The trade war between the two biggest economies of the world could have detrimental effects not only on U.S. and China but also the other parts of the world including Bangladesh. This article aims to quantitatively assess the impacts of U.S.-China trade war, and to provide an ex ante analysis for potential traders and policy makers.
Methodology
The GTAP (Global Trade Analysis Project) model is a multi-region general equilibrium model showing bilateral trade flows between regions and economic linkages between sectors. Its 10th database contains over 140 regions, and each region has 57 sectors. GTAP utilises neoclassical economic theory on firm and household behaviour, with Armington-based imperfect substitution between domestic and imports as well as imports from different sources. Among other aspects, it evaluates efficiency gains from the reallocation of endowments (land, capital, labour, natural resources) across sectors. We made some augmentations to the standard GTAP closure (which is a listing of variables that are fed into the model and those that are determined by the model) to predict the impact more accurately. The standard GTAP model uses a long-term economic closure by default, with the total amount of labour and capital fixed in every region. However, to model the trade war, whose impact emerges right after the tariff changes, a short-term closure is more appropriate. Hence, we fixed the capital in sectors and maintained the real wage for labour as stable to introduce the ‘sticky wage mechanism’ into the model. In this way, employment remained flexible in each region, to represent how an economy performed in the short term.
Simulation design
To calculate the impact of the tariff changes between the USA and China, as well as among other countries, we simulated four scenarios using the GTAP model:
- Scenario A: The USA imposes a 10% additional tariff on all trading commodities from China
- Scenario B: The USA imposes a 10% additional tariff on all trading commodities from China, with China retaliating
- Scenario C: The USA imposes a 10% additional tariff on all trading commodities from all countries
- Scenario D: The USA imposes a 10% additional tariff on all trading commodities from all countries, with all countries retaliating
Simulation results
The USA levying tariffs is a lose-lose game; China’s retaliation makes the situation even worse.
If the USA levies a 10% additional tariff on Chinese imports, the US economy will experience a drop in gross domestic product (GDP) of 0.7%. China will suffer a GDP loss of 0.45%.
If China’s retaliation is implemented (Scenario B), the US GDP loss increases to 1.10%, while China’s enlarges to 0.64%.
An increase in the price of Chinese goods to the USA will lead to a shift in demand from China to Canada and Mexico, and total imports from China will decrease by 3.59% and 5.91%, in Scenarios A and B, respectively.

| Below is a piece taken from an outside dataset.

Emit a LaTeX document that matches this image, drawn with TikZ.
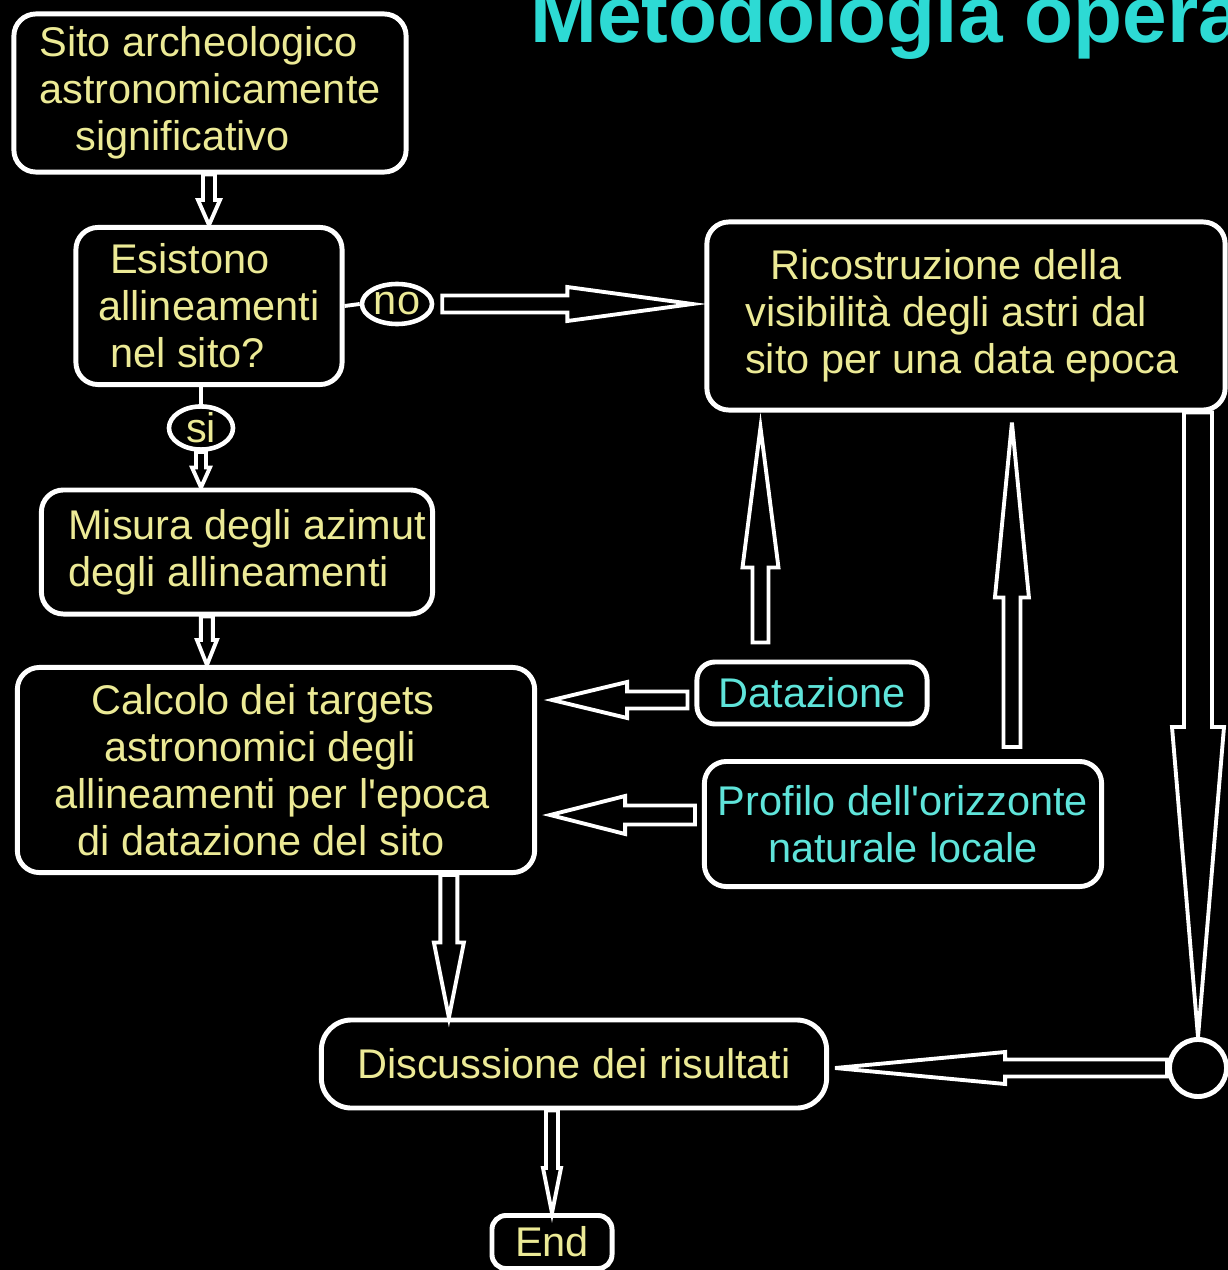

The US GDP loss will lead to a 3% investment loss and nearly a 1% increase in unemployment levels.
China’s exports to the USA will drops dramatically in Scenario A because of the additional tariff, which will reduce imports by 0.79%.

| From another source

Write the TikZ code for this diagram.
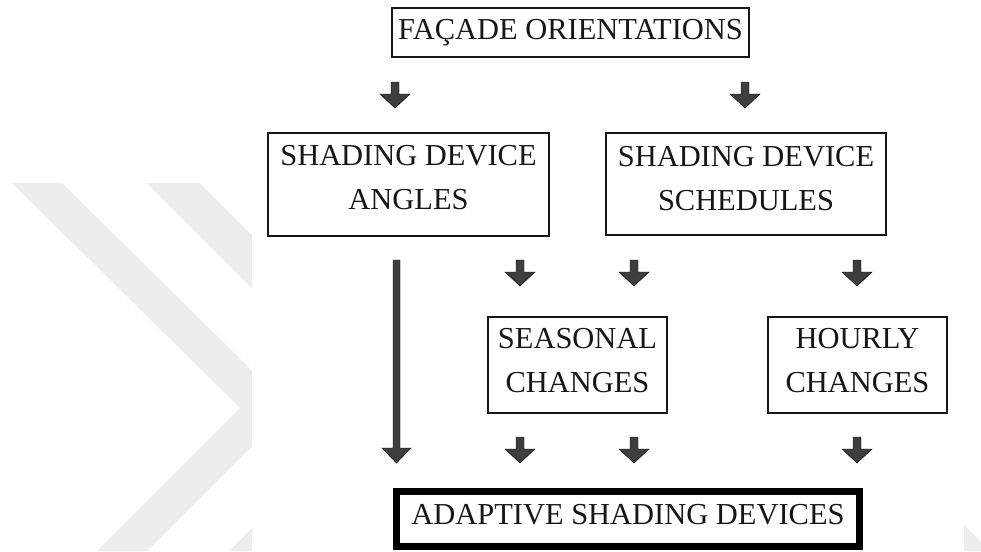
\documentclass[tikz,border=0pt]{standalone}
\usepackage{fontspec}
\setmainfont{Liberation Serif}
\usetikzlibrary{calc,fit}

\definecolor{wmark}{RGB}{237,237,237}
\definecolor{arrowgray}{RGB}{62,62,62}
\definecolor{ink}{RGB}{22,22,22}

% block arrow pointing down from #1 (top of shaft) to #2 (tip)
\newcommand\blockarrow[2]{%
  \filldraw[barrow] ($(#1)+(-4,0)$) -- ($(#1)+(4,0)$) -- ($(#2)+(4,-14)$)
    -- ($(#2)+(15,-14)$) -- (#2) -- ($(#2)+(-15,-14)$) -- ($(#2)+(-4,-14)$) -- cycle;}

\begin{document}
\begin{tikzpicture}[x=0.03cm,y=-0.03cm,
  box/.style={draw=ink, line width=0.035cm, inner sep=0pt},
  mainbox/.style={draw=black, line width=0.2cm, inner sep=0pt},
  boxtext/.style={font=\fontsize{26}{37.2}\selectfont, text=ink, align=center, inner sep=0pt},
  barrow/.style={fill=arrowgray, draw=black, line width=0.4pt, line join=miter},
]
\useasboundingbox (0,0) rectangle (981,551);
\fill[white] (0,0) rectangle (981,551);

% background chevrons
\fill[wmark] (12,183) -- (62,183) -- (290,408) -- (147,551) -- (97,551) -- (240,408) -- cycle;
\fill[wmark] (147,183) -- (200,183) -- (425,408) -- (282,551) -- (229,551) -- (372,408) -- cycle;
\fill[wmark] (964,525) -- (981,542) -- (981,551) -- (964,551) -- cycle;
\fill[white] (252,0) rectangle (964,551);

% boxes
\node[box, fit={(392,8) (749,57)}] (facade) {};
\node[box, fit={(268,133) (549,236)}] (angles) {};
\node[box, fit={(606,133) (886,235)}] (schedules) {};
\node[box, fit={(488,317) (667,413)}] (seasonal) {};
\node[box, fit={(768,317) (947,413)}] (hourly) {};
\node[mainbox, fit={(396.3,491.3) (859.7,546.7)}] (adaptive) {};

% box texts
\node[boxtext] (facadetext) at (facade.center) {FAÇADE ORIENTATIONS};
\node[boxtext] (anglestext) at ($(angles.center)+(0,-7)$) {SHADING DEVICE\\ANGLES};
\node[boxtext] (schedulestext) at ($(schedules.center)+(0,-5.5)$) {SHADING DEVICE\\SCHEDULES};
\node[boxtext] (seasonaltext) at ($(seasonal.center)+(0,-4.5)$) {SEASONAL\\CHANGES};
\node[boxtext] (hourlytext) at ($(hourly.center)+(0,-4.5)$) {HOURLY\\CHANGES};
\node[boxtext] (adaptivetext) at ($(adaptive.center)+(0,-4)$) {ADAPTIVE SHADING DEVICES};

% arrow end points
\coordinate (r1as) at (395,82);   \coordinate (r1ae) at (395,108);
\coordinate (r1bs) at (745,82);   \coordinate (r1be) at (745,108);
\coordinate (r2as) at (520,260);  \coordinate (r2ae) at (520,286);
\coordinate (r2bs) at (634,260);  \coordinate (r2be) at (634,286);
\coordinate (r2cs) at (857,260);  \coordinate (r2ce) at (857,286);
\coordinate (r3as) at (520,437);  \coordinate (r3ae) at (520,463);
\coordinate (r3bs) at (634,437);  \coordinate (r3be) at (634,463);
\coordinate (r3cs) at (857,437);  \coordinate (r3ce) at (857,463);
\coordinate (longs) at (396.5,260); \coordinate (longe) at (396.5,463);

% arrows
\blockarrow{r1as}{r1ae}
\blockarrow{r1bs}{r1be}
\blockarrow{r2as}{r2ae}
\blockarrow{r2bs}{r2be}
\blockarrow{r2cs}{r2ce}
\blockarrow{r3as}{r3ae}
\blockarrow{r3bs}{r3be}
\blockarrow{r3cs}{r3ce}
\filldraw[barrow] ($(longs)+(-3.5,0)$) -- ($(longs)+(3.5,0)$) -- ($(longe)+(3.5,-15)$)
  -- ($(longe)+(14.5,-15)$) -- (longe) -- ($(longe)+(-14.5,-15)$) -- ($(longe)+(-3.5,-15)$) -- cycle;
\end{tikzpicture}
\end{document}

In Scenario B, China’s exports will decrease by 1.76%, and its imports will drop from 2.77% to 3.84%.
Since China is the largest trading partner of Bangladesh, China’s losses in the trade war against the USA may slightly influence Bangladesh’s exports: Bangladesh’s GDP could drop by 0.03% and 0.07% in Scenarios A and B, respectively.
As for trade, Bangladesh’s exports could drop by 2.54% in Scenario A and 3.51% in Scenario B but imports could rise by 1.43% and 1.59%, respectively, as a result of decreasing global prices.

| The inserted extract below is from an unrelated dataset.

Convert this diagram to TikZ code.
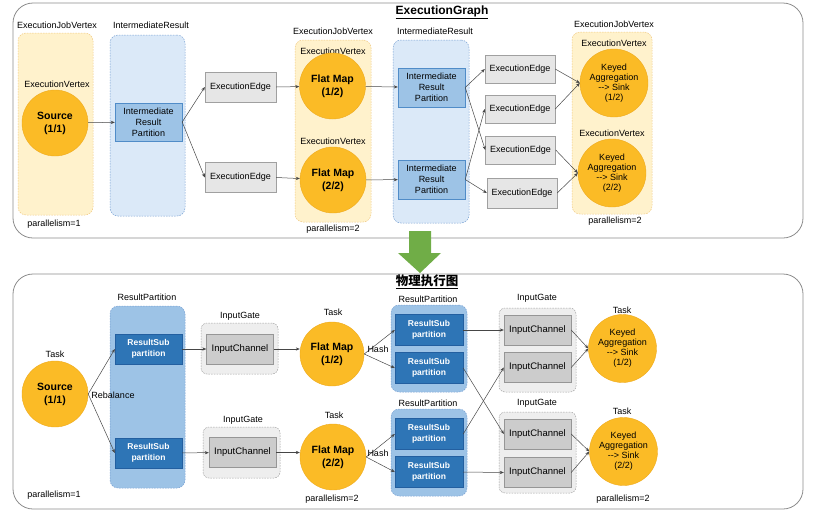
\documentclass[tikz,border=0pt]{standalone}
\usepackage{fontspec}
\setmainfont{Liberation Sans}
\newfontfamily\cjk{Noto Sans CJK SC}
\usetikzlibrary{arrows.meta,positioning}
\definecolor{vtxfill}{RGB}{251,187,38}
\definecolor{vtxdraw}{RGB}{238,170,30}
\definecolor{jobfill}{RGB}{255,242,204}
\definecolor{jobdraw}{RGB}{240,200,130}
\definecolor{resfill}{RGB}{219,233,248}
\definecolor{resdraw}{RGB}{120,160,210}
\definecolor{irpfill}{RGB}{157,195,230}
\definecolor{irpdraw}{RGB}{80,140,200}
\definecolor{edgefill}{RGB}{230,230,230}
\definecolor{edgedraw}{RGB}{160,160,160}
\definecolor{rspfill}{RGB}{46,117,182}
\definecolor{rspdraw}{RGB}{35,95,160}
\definecolor{igfill}{RGB}{238,238,238}
\definecolor{chanfill}{RGB}{204,204,204}
\definecolor{chandraw}{RGB}{150,150,150}
\definecolor{panelgray}{RGB}{140,140,140}
\definecolor{linkgray}{RGB}{70,70,70}
\definecolor{arrowgreen}{RGB}{112,173,71}

\begin{document}
\begin{tikzpicture}[x=1pt,y=-1pt,>={Stealth[length=4pt,width=3.2pt]},
  font=\fontsize{9}{10}\selectfont,
  panel/.style={draw=panelgray,line width=0.8pt,rounded corners=20pt},
  dashbox/.style={dash pattern=on 1.5pt off 1.2pt,line width=0.5pt,rounded corners=8pt},
  jobbox/.style={dashbox,draw=jobdraw,fill=jobfill},
  resbox/.style={dashbox,draw=resdraw,fill=resfill},
  rpbox/.style={dashbox,draw=resdraw,fill=irpfill},
  igbox/.style={dashbox,draw=edgedraw,fill=igfill,rounded corners=6pt},
  vtx/.style={circle,fill=vtxfill,draw=vtxdraw,inner sep=0pt,align=center,minimum size=66pt,font=\fontsize{10.5}{13}\selectfont\bfseries},
  sink/.style={vtx,minimum size=68pt,font=\fontsize{9}{10}\selectfont},
  irp/.style={draw=irpdraw,fill=irpfill,align=center,minimum width=67pt,minimum height=38pt,inner sep=0pt,font=\fontsize{9}{11}\selectfont},
  edgebox/.style={draw=edgedraw,fill=edgefill,minimum width=71pt,minimum height=30pt,inner sep=0pt},
  rsp/.style={draw=rspdraw,fill=rspfill,text=white,align=center,minimum width=68pt,minimum height=31pt,inner sep=0pt,font=\fontsize{8.5}{11.5}\selectfont\bfseries},
  chan/.style={draw=chandraw,fill=chanfill,minimum width=67pt,minimum height=30pt,inner sep=0pt,font=\fontsize{9.5}{11}\selectfont},
  lbl/.style={inner sep=0pt},
  link/.style={->,draw=linkgray,line width=0.5pt}]
\useasboundingbox (0,0) rectangle (835,517);

% ExecutionGraph
\draw[panel] (13,3) rectangle (803,238);
\node[lbl,font=\fontsize{12}{14}\selectfont\bfseries] (title1) at (442,12) {\underline{ExecutionGraph}};

\node[jobbox,minimum width=75pt,minimum height=182pt] (jbox1) at (55.5,124) {};
\node[lbl] (jv1) at (57,25) {ExecutionJobVertex};
\node[lbl] (ev1) at (57,84) {ExecutionVertex};
\node[vtx] (src) at (55,123) {Source\\(1/1)};
\node[lbl] (par1) at (54,224) {parallelism=1};

\node[resbox,minimum width=75pt,minimum height=181pt] (rbox1) at (147.5,125.5) {};
\node[lbl] (ir1) at (151,25) {IntermediateResult};
\node[irp] (irp0) at (148.5,122) {Intermediate\\Result\\Partition};

\node[edgebox] (ee1) at (240.5,87) {ExecutionEdge};
\node[edgebox] (ee2) at (240.5,177.5) {ExecutionEdge};

\node[jobbox,minimum width=76pt,minimum height=182pt] (jbox2) at (333,131) {};
\node[lbl] (jv2) at (333,31) {ExecutionJobVertex};
\node[lbl] (ev2) at (333,51) {ExecutionVertex};
\node[vtx] (fm1) at (332.5,86) {Flat Map\\(1/2)};
\node[lbl] (ev3) at (333,141) {ExecutionVertex};
\node[vtx] (fm2) at (333,180) {Flat Map\\(2/2)};
\node[lbl] (par2) at (333,229) {parallelism=2};

\node[resbox,minimum width=76pt,minimum height=183pt] (rbox2) at (431,131.5) {};
\node[lbl] (ir2) at (435,31) {IntermediateResult};
\node[irp,minimum height=39pt] (irp1) at (431.5,87.5) {Intermediate\\Result\\Partition};
\node[irp,minimum height=39pt] (irp2) at (431.5,179.5) {Intermediate\\Result\\Partition};

\node[edgebox,minimum width=70pt,minimum height=28pt] (eea) at (520,69) {ExecutionEdge};
\node[edgebox,minimum width=70pt,minimum height=28pt] (eeb) at (520,109) {ExecutionEdge};
\node[edgebox,minimum width=70pt,minimum height=28pt] (eec) at (520.5,150) {ExecutionEdge};
\node[edgebox,minimum width=70pt] (eed) at (522,193) {ExecutionEdge};

\node[jobbox,minimum width=80pt,minimum height=182pt] (jbox3) at (612,123) {};
\node[lbl] (jv3) at (614,24) {ExecutionJobVertex};
\node[lbl] (ev4) at (614,43) {ExecutionVertex};
\node[sink] (ka1) at (614,83) {Keyed\\Aggregation\\-{}-> Sink\\(1/2)};
\node[lbl] (ev5) at (612,133) {ExecutionVertex};
\node[sink] (ka2) at (612,173) {Keyed\\Aggregation\\-{}-> Sink\\(2/2)};
\node[lbl] (par3) at (615,221) {parallelism=2};

\draw[link] (src) -- (irp0);
\draw[link] (irp0.east) -- (ee1.west);
\draw[link] (irp0.east) -- (ee2.west);
\draw[link] (ee1.east) -- (fm1);
\draw[link] (ee2.east) -- (fm2);
\draw[link] (fm1) -- (irp1);
\draw[link] (fm2) -- (irp2);
\draw[link] (irp1.east) -- (eea.west);
\draw[link] (irp1.east) -- (eec.west);
\draw[link] (irp2.east) -- (eeb.west);
\draw[link] (irp2.east) -- (eed.west);
\draw[link] (eea.east) -- (ka1.west);
\draw[link] (eeb.east) -- (ka1.west);
\draw[link] (eec.east) -- (ka2.west);
\draw[link] (eed.east) -- (ka2.west);

% physical graph
\draw[panel] (13,274) rectangle (803,509);
\fill[arrowgreen] (409,231) -- (431,231) -- (431,253) -- (441,253) -- (420,273) -- (398,253) -- (409,253) -- cycle;
\node[lbl,font=\fontsize{12.5}{14}\selectfont\cjk\bfseries] (title2) at (427,282) {\underline{物理执行图}};

\node[lbl] (task0) at (55,354) {Task};
\node[vtx] (src2) at (55,394) {Source\\(1/1)};
\node[lbl] (par4) at (54,495) {parallelism=1};

\node[rpbox,minimum width=75pt,minimum height=182pt] (rpbox0) at (147.5,397) {};
\node[lbl] (rp0) at (147,297) {ResultPartition};
\node[rsp,minimum width=67pt,minimum height=30pt] (rs1) at (148.5,349) {ResultSub\\partition};
\node[rsp,minimum width=67pt,minimum height=30pt] (rs2) at (148.5,453) {ResultSub\\partition};
\node[lbl] (rebal) at (113,395) {Rebalance};

\node[igbox,minimum width=77pt,minimum height=51pt] (igbox1) at (239.5,348.5) {};
\node[lbl] (ig1) at (240,316) {InputGate};
\node[chan] (ic1) at (240,349) {InputChannel};
\node[igbox,minimum width=77pt,minimum height=51pt] (igbox2) at (241.5,452.5) {};
\node[lbl] (ig2) at (243,420) {InputGate};
\node[chan] (ic2) at (242.5,452.5) {InputChannel};

\node[lbl] (task1) at (333,312) {Task};
\node[vtx,minimum size=64pt] (fm3) at (332,354) {Flat Map\\(1/2)};
\node[lbl] (task2) at (334,415) {Task};
\node[vtx] (fm4) at (333,457) {Flat Map\\(2/2)};
\node[lbl] (par5) at (332,499) {parallelism=2};

\node[rpbox,minimum width=76pt,minimum height=87pt] (rpbox1) at (429,348.5) {};
\node[lbl] (rp1) at (428,299) {ResultPartition};
\node[rsp] (rsa) at (429,330) {ResultSub\\partition};
\node[rsp] (rsb) at (429,368) {ResultSub\\partition};
\node[rpbox,minimum width=76pt,minimum height=87pt] (rpbox2) at (429,452.5) {};
\node[lbl] (rp2) at (428,403) {ResultPartition};
\node[rsp] (rsc) at (429,434) {ResultSub\\partition};
\node[rsp] (rsd) at (429,472) {ResultSub\\partition};

\node[igbox,minimum width=77pt,minimum height=84pt] (igboxa) at (537.5,350) {};
\node[lbl] (iga) at (537,298) {InputGate};
\node[chan] (ica) at (537.5,330) {InputChannel};
\node[chan] (icb) at (537.5,367.5) {InputChannel};
\node[igbox,minimum width=77pt,minimum height=81pt] (igboxb) at (537.5,452.5) {};
\node[lbl] (igb) at (537,403) {InputGate};
\node[chan] (icc) at (537.5,434) {InputChannel};
\node[chan] (icd) at (537.5,472.5) {InputChannel};

\node[lbl] (task3) at (622,310) {Task};
\node[sink] (ka3) at (622.5,348.5) {Keyed\\Aggregation\\-{}-> Sink\\(1/2)};
\node[lbl] (task4) at (622,411) {Task};
\node[sink] (ka4) at (623.5,451.5) {Keyed\\Aggregation\\-{}-> Sink\\(2/2)};
\node[lbl] (par6) at (623,499) {parallelism=2};

\draw[link] (src2.east) -- (rs1.west);
\draw[link] (src2.east) -- (rs2.west);
\draw[link] (rs1) -- (ic1);
\draw[link] (rs2) -- (ic2);
\draw[link] (ic1.east) -- (ic1.east -| fm3.west);
\draw[link] (ic2.east) -- (ic2.east -| fm4.west);
\draw[link] (fm3.east) -- (rsa.west);
\draw[link] (fm3.east) -- (rsb.west);
\draw[link] (fm4.east) -- (rsc.west);
\draw[link] (fm4.east) -- (rsd.west);
\node[lbl] (hash1) at (378,349) {Hash};
\node[lbl] (hash2) at (378,453) {Hash};
\draw[link] (rsa.east) -- (ica.west);
\draw[link] (rsb.east) -- (icc.west);
\draw[link] (rsc.east) -- (icb.west);
\draw[link] (rsd.east) -- (icd.west);
\draw[link] (ica.east) -- (ka3.west);
\draw[link] (icb.east) -- (ka3.west);
\draw[link] (icc.east) -- (ka4.west);
\draw[link] (icd.east) -- (ka4.west);
\end{tikzpicture}
\end{document}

A comprehensive trade war will be disastrous for the USA but not so detrimental for China. Bangladesh will also suffer as a result of a 30% decrease in exports.
If the USA levies tariffs on all other countries, it will lose 3.51% of its GDP, and the loss will enlarge to 9.09% if all other counties retaliate.
Its investment will drop by 14% and 41.74% Scenarios C and D, respectively, as a result of lower capital rates of return. Private and government consumption will drop by 3.67% and 3.64% as a result of decreasing regional income.
If the USA levies an additional tariff uniformly on all counties, China’s situation may not be affected that adversely.
On the contrary, its employment will increase by around 0.8% and 1.8% in Scenarios C and D, respectively; investment will also increase by 2.77% and 6.74%. China’s GDP will rise by 0.44% and 1.09%, respectively.
For Bangladesh, most sectors will suffer from a comprehensive trade war, especially meat, dairy, textiles and apparel and some other light manufacturing sectors. Impacts will be as large as 20–30%.
For Bangladesh, most sectors will suffer from a comprehensive trade war, especially meat, dairy, textiles and apparel and some other light manufacturing sectors. Impacts will be as large as 20–30%. While trade diversion away from China and the USA might have benefited Bangladesh in other markets, the destruction of trade as a result of the trade war between the world’s two largest economies will dominate any positive diversion effects.
In Bangladesh, light manufacturing sectors such as meat, dairy, textiles and apparel will feel more impacts than other sectors.
Leather products’ output will drop by 4.35% in Scenario B and 28.50% in Scenario D.
Meat products will drop by 3.3% in Scenario B and 20.27% in Scenario D.
The main reason for this is that, in Bangladesh, these sectors are export-driven: global trade protectionism largely hinders the prosperity of international trade and will hurt the economy of Bangladesh by reducing its manufacturing exports.
If the trade war does not expand to be comprehensive, Bangladesh’s sectors that are in competition with China, such as textiles and apparel, will increase their exports to the US market as a result of the USA limiting the imports from China (as Table 1 shows, US textiles imports will transfer mainly from China to Bangladesh and other counties). This is the so-called positive ‘trade diversion effect’, from the Bangladesh perspective. However, the US GDP loss will lead to decreased overall import demand from Bangladesh, which will hurt Bangladesh’s economy; this is the negative ‘trade creation effect’.
Conclusion
Our results indicate that a trade war between two of the world’s largest economies, U.S. and China, is likely to have a profound effect on the global economy. China’s retaliation on U.S. imposing tariffs makes the situation worse. A comprehensive trade war will impact the U.S. more than China. Bangladesh could stand a chance to benefit from the trade war as a result of trade diverting away from the two countries but negative effects of the distorted markets outweigh the positive effects. Our results indicate that Bangladesh will suffer from the trade war mainly due to a loss of exports and the sectors that would be impacted the most are meat, dairy, textiles, and wearing apparels.